→ **MATERIAL SUPPLIED**
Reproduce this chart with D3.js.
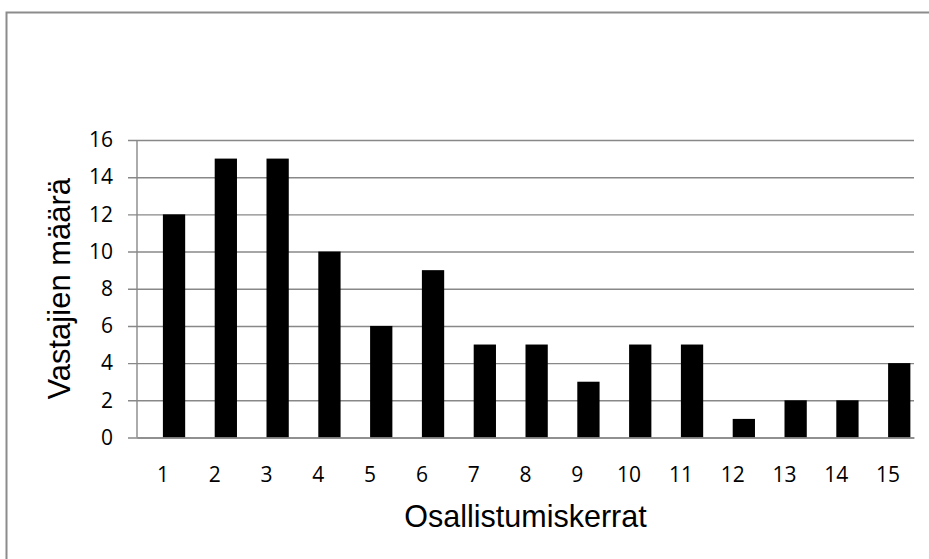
<!DOCTYPE html>
<html>
<head>
<meta charset="utf-8">
<script src="https://cdn.jsdelivr.net/npm/d3@7"></script>
<style>
  html, body { margin: 0; padding: 0; background: #fff; overflow: hidden; }
  svg { display: block; }
</style>
</head>
<body>
<svg id="chart" width="929" height="559"></svg>
<script>
const categories = ["1","2","3","4","5","6","7","8","9","10","11","12","13","14","15"];
const values = [12, 15, 15, 10, 6, 9, 5, 5, 3, 5, 5, 1, 2, 2, 4];
const yTicks = [0, 2, 4, 6, 8, 10, 12, 14, 16];
const xTitle = "Osallistumiskerrat";
const yTitle = "Vastajien määrä";

(function () {
const svg = d3.select("#chart");
const pLeft = 137, pRight = 914, pTop = 140, pBottom = 437.5;
const gridColor = "#888888";

// outer chart border (only top and left edges are inside the picture)
svg.append("path")
  .attr("d", "M6.5,559 L6.5,12.5 L929,12.5")
  .attr("fill", "none").attr("stroke", "#8c8c8c").attr("stroke-width", 2);

const x = d3.scaleBand().domain(categories).range([pLeft, pRight]).paddingInner(0).paddingOuter(0);
const y = d3.scaleLinear().domain([0, 16]).range([pBottom, pTop]);

// y axis with gridlines
const yAxis = d3.axisLeft(y).tickValues(yTicks).tickSize(-(pRight - pLeft)).tickSizeOuter(0).tickPadding(0);
const yg = svg.append("g").attr("transform", `translate(${pLeft},0)`).call(yAxis);
yg.select(".domain").remove();
yg.selectAll(".tick line")
  .attr("x1", -9)
  .attr("stroke", gridColor).attr("stroke-width", 1.4);
yg.selectAll(".tick text")
  .attr("x", -24)
  .attr("font-family", "'Open Sans', sans-serif")
  .attr("font-size", 21)
  .attr("fill", "#000");

// vertical axis line
svg.append("line")
  .attr("x1", pLeft).attr("x2", pLeft)
  .attr("y1", pTop).attr("y2", pBottom)
  .attr("stroke", gridColor).attr("stroke-width", 1.4);

// bars (offset right of band center)
const bw = x.bandwidth() * 0.43;
svg.append("g").selectAll("rect").data(values).join("rect")
  .attr("x", (d, i) => x(categories[i]) + x.bandwidth() / 2)
  .attr("y", d => y(d))
  .attr("width", bw)
  .attr("height", d => y(0) - y(d))
  .attr("fill", "#000");

// x axis line on top
const xAxis = d3.axisBottom(x).tickSize(0).tickPadding(0);
const xg = svg.append("g").attr("transform", `translate(0,${pBottom})`).call(xAxis);
xg.select(".domain").attr("stroke", gridColor).attr("stroke-width", 1.4);
xg.selectAll(".tick text")
  .attr("y", 0).attr("dy", 0)
  .attr("transform", "translate(0,44)")
  .attr("font-family", "'Open Sans', sans-serif")
  .attr("font-size", 21)
  .attr("fill", "#000");

// axis titles
svg.append("text")
  .attr("x", (pLeft + pRight) / 2).attr("y", 527)
  .attr("text-anchor", "middle")
  .attr("font-family", "'Liberation Sans', Arial, sans-serif")
  .attr("font-size", 30.5)
  .attr("fill", "#000")
  .text(xTitle);

svg.append("text")
  .attr("transform", `translate(70,${(pTop + pBottom) / 2}) rotate(-90)`)
  .attr("text-anchor", "middle")
  .attr("font-family", "'Liberation Sans', Arial, sans-serif")
  .attr("font-size", 31)
  .attr("fill", "#000")
  .text(yTitle);
})();
</script>
</body>
</html>
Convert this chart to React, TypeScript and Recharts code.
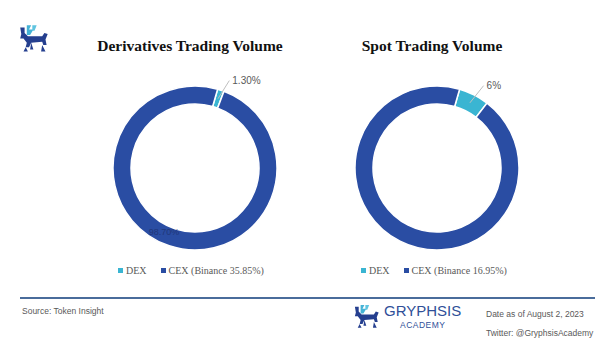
import { PieChart, Pie, Cell } from "recharts";

const CEX_BLUE = "#2a4da3";
const DEX_CYAN = "#3ab5d2";
const TEXT_GRAY = "#595959";

const sliceNames = ["DEX", "CEX"];
const derivativesShares = [1.3, 98.7];
const spotShares = [6, 94];
const derivativesLabels = ["1.30%", "98.70%"];
const spotLabels = ["6%", ""];
const chartTitles = ["Derivatives Trading Volume", "Spot Trading Volume"];
const cexLegendText = ["CEX (Binance 35.85%)", "CEX (Binance 16.95%)"];

const RADIAN = Math.PI / 180;

function toRows(values: number[], labels: string[]) {
  return values.map((v, i) => ({ name: sliceNames[i], value: v, label: labels[i] }));
}

function renderLabel(props: any) {
  const { cx, cy, midAngle, innerRadius, outerRadius, index, payload } = props;
  if (!payload.label) return null;
  const mid = (innerRadius + outerRadius) / 2;
  const cos = Math.cos(-midAngle * RADIAN);
  const sin = Math.sin(-midAngle * RADIAN);
  if (index === 1) {
    // barely visible label sitting on the dark ring
    return (
      <text x={cx + mid * cos - 8} y={cy + mid * sin - 5} fill="#1f3270" fontSize={9} fontFamily="Liberation Sans, Arial" textAnchor="middle" dominantBaseline="central" opacity={0.8}>
        {payload.label}
      </text>
    );
  }
  const sx = cx + mid * cos;
  const sy = cy + mid * sin;
  const ex = cx + (outerRadius + 8) * cos + 6;
  const ey = cy + (outerRadius + 8) * sin - 2;
  return (
    <g>
      <path d={`M${sx},${sy}L${ex},${ey}`} stroke="#bfbfbf" strokeWidth={1} fill="none" />
      <text x={ex + 3} y={ey} fill={TEXT_GRAY} fontSize={10} fontFamily="Liberation Sans, Arial" dominantBaseline="central">
        {payload.label}
      </text>
    </g>
  );
}

function Logo({ x, y, s }: { x: number; y: number; s: number }) {
  return (
    <svg style={{ position: "absolute", left: x, top: y }} width={30 * s} height={28 * s} viewBox="0 0 30 28">
      <path d="M8 2 L12 2 L10 6 L14 6 L11 11 L8 11 Z" fill="#45b3d6" />
      <path d="M13 2 L17 2 L15 7 L13 7 Z" fill="#5fc4e0" />
      <path d="M2 4 L6 4 L6 9 L9 12 L22 12 L24 9 L27 10 L25 15 L26 20 L23 20 L22 17 L12 18 L10 22 L7 22 L8 18 L5 14 L2 14 L3 10 Z" fill="#253f8f" />
      <path d="M7 22 L9 26 L5 26 Z M22 20 L25 26 L21 26 Z M12 18 L14 24 L11 24 Z" fill="#253f8f" />
    </svg>
  );
}

function Legend({ left, index }: { left: number; index: number }) {
  const item = (color: string, text: string) => (
    <span style={{ display: "inline-flex", alignItems: "center", marginRight: 14 }}>
      <span style={{ width: 5, height: 5, background: color, marginRight: 3 }} />
      {text}
    </span>
  );
  return (
    <div style={{ position: "absolute", left, top: 264, fontFamily: "Liberation Serif, serif", fontSize: 10, color: TEXT_GRAY, whiteSpace: "nowrap" }}>
      {item(DEX_CYAN, "DEX")}
      {item(CEX_BLUE, cexLegendText[index])}
    </div>
  );
}

export default function App() {
  const pies = [
    { data: toRows(derivativesShares, derivativesLabels), cx: 190 },
    { data: toRows(spotShares, spotLabels), cx: 432 },
  ];
  return (
    <div style={{ position: "fixed", left: 0, top: 0, width: 600, height: 360, background: "#fff", overflow: "hidden" }}>
      <Logo x={18} y={23} s={1.1} />
      {chartTitles.map((t, i) => (
        <div key={t} style={{ position: "absolute", left: pies[i].cx - 150, width: 300, top: 37, textAlign: "center", fontFamily: "Liberation Serif, serif", fontWeight: "bold", fontSize: 15.5, color: "#111" }}>
          {t}
        </div>
      ))}
      <div style={{ position: "absolute", left: 0, top: 0 }}>
        <PieChart width={600} height={360}>
          {pies.map((p, i) => (
            <Pie
              key={i}
              data={p.data}
              dataKey="value"
              cx={p.cx}
              cy={163}
              innerRadius={64}
              outerRadius={82}
              startAngle={74}
              endAngle={-286}
              stroke="#fff"
              strokeWidth={1.5}
              label={renderLabel}
              labelLine={false}
              isAnimationActive={false}
            >
              {p.data.map((d) => (
                <Cell key={d.name} fill={d.name === "DEX" ? DEX_CYAN : CEX_BLUE} />
              ))}
            </Pie>
          ))}
        </PieChart>
      </div>
      <Legend left={118} index={0} />
      <Legend left={361} index={1} />
      <div style={{ position: "absolute", left: 20, top: 297, width: 575, height: 2, background: "#4a6c9b" }} />
      <div style={{ position: "absolute", left: 22, top: 306, fontFamily: "Liberation Sans, Arial", fontSize: 8.5, color: TEXT_GRAY }}>
        Source: Token Insight
      </div>
      <Logo x={353} y={303} s={0.95} />
      <div style={{ position: "absolute", left: 384, top: 302, fontFamily: "Liberation Sans, Arial", fontSize: 15, color: "#2f4f98" }}>
        GRYPHSIS
      </div>
      <div style={{ position: "absolute", left: 400, top: 320, fontFamily: "Liberation Sans, Arial", fontSize: 8.5, color: "#2f4f98", letterSpacing: 0.5 }}>
        ACADEMY
      </div>
      <div style={{ position: "absolute", left: 486, top: 305, fontFamily: "Liberation Sans, Arial", fontSize: 8.5, color: TEXT_GRAY, lineHeight: "19px" }}>
        Date as of August 2, 2023
        <br />
        Twitter: @GryphsisAcademy
      </div>
    </div>
  );
}
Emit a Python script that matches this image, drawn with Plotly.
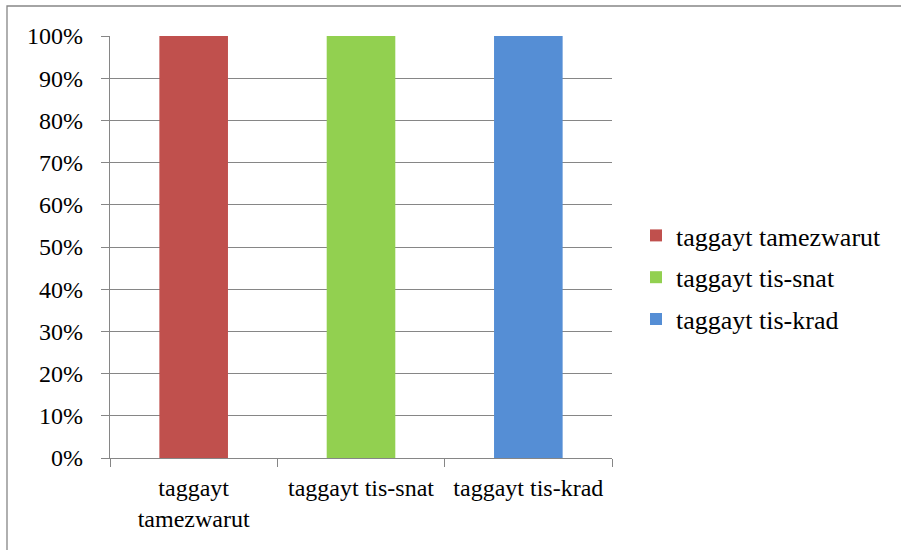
import plotly.graph_objects as go

categories = ["taggayt<br>tamezwarut", "taggayt tis-snat", "taggayt tis-krad"]
series_names = ["taggayt tamezwarut", "taggayt tis-snat", "taggayt tis-krad"]
values = [100, 100, 100]
colors = ["#C0504D", "#92D050", "#558ED5"]
y_ticks = [0, 10, 20, 30, 40, 50, 60, 70, 80, 90, 100]
y_tick_labels = ["0%", "10%", "20%", "30%", "40%", "50%", "60%", "70%", "80%", "90%", "100%"]

fig = go.Figure()
for i in range(len(categories)):
    fig.add_trace(go.Bar(
        x=[categories[i]], y=[values[i]], name=series_names[i],
        marker=dict(color=colors[i], line=dict(width=0)),
        width=0.41, legendgroup=f"g{i}",
    ))

W, H = 901, 550
ml, mr, mt, mb = 110, 289, 36, 92
pw, ph = W - ml - mr, H - mt - mb

def px(x):
    return (x - ml) / pw

def py(y):
    return (H - mb - y) / ph

fig.add_shape(type="rect", xref="paper", yref="paper",
              x0=px(7), x1=px(910), y0=py(560), y1=py(6),
              line=dict(color="#868686", width=1.3), layer="below")

font_family = "Liberation Serif"
fig.update_layout(
    width=W, height=H,
    margin=dict(l=ml, r=mr, t=mt, b=mb),
    paper_bgcolor="white", plot_bgcolor="white",
    barmode="overlay",
    font=dict(family=font_family, size=24, color="black"),
    showlegend=True,
    legend=dict(x=px(636), y=py(212), xanchor="left", yanchor="top",
                font=dict(family=font_family, size=26, color="black"),
                tracegroupgap=5, itemwidth=30),
    xaxis=dict(type="category", categoryorder="array", categoryarray=categories,
               tickson="boundaries", ticks="outside", ticklen=8,
               tickcolor="#868686", tickwidth=1.3, ticklabelstandoff=8,
               showline=True, linecolor="#868686", linewidth=1.3,
               showgrid=False, tickfont=dict(family=font_family, size=24), range=[-0.5, 2.5]),
    yaxis=dict(range=[0, 100], tickmode="array", tickvals=y_ticks, ticktext=y_tick_labels,
               ticks="outside", ticklen=8, tickcolor="#868686", tickwidth=1.3,
               ticklabelstandoff=13,
               showline=True, linecolor="#868686", linewidth=1.3,
               showgrid=True, gridcolor="#868686", gridwidth=1.3,
               zeroline=False, tickfont=dict(family=font_family, size=24)),
)

fig.write_html("out.html", config={"displayModeBar": False},
               post_script="document.body.style.margin='0';")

→ **JOB**
Omit the pictures. Extract exactly the lines that begin with the one holding "Emit a Python" and end with the one holding "import plotly.graph_objects as go", inclusive.

→ **TASK OUTPUT**
Emit a Python script that matches this image, drawn with Plotly.
import plotly.graph_objects as go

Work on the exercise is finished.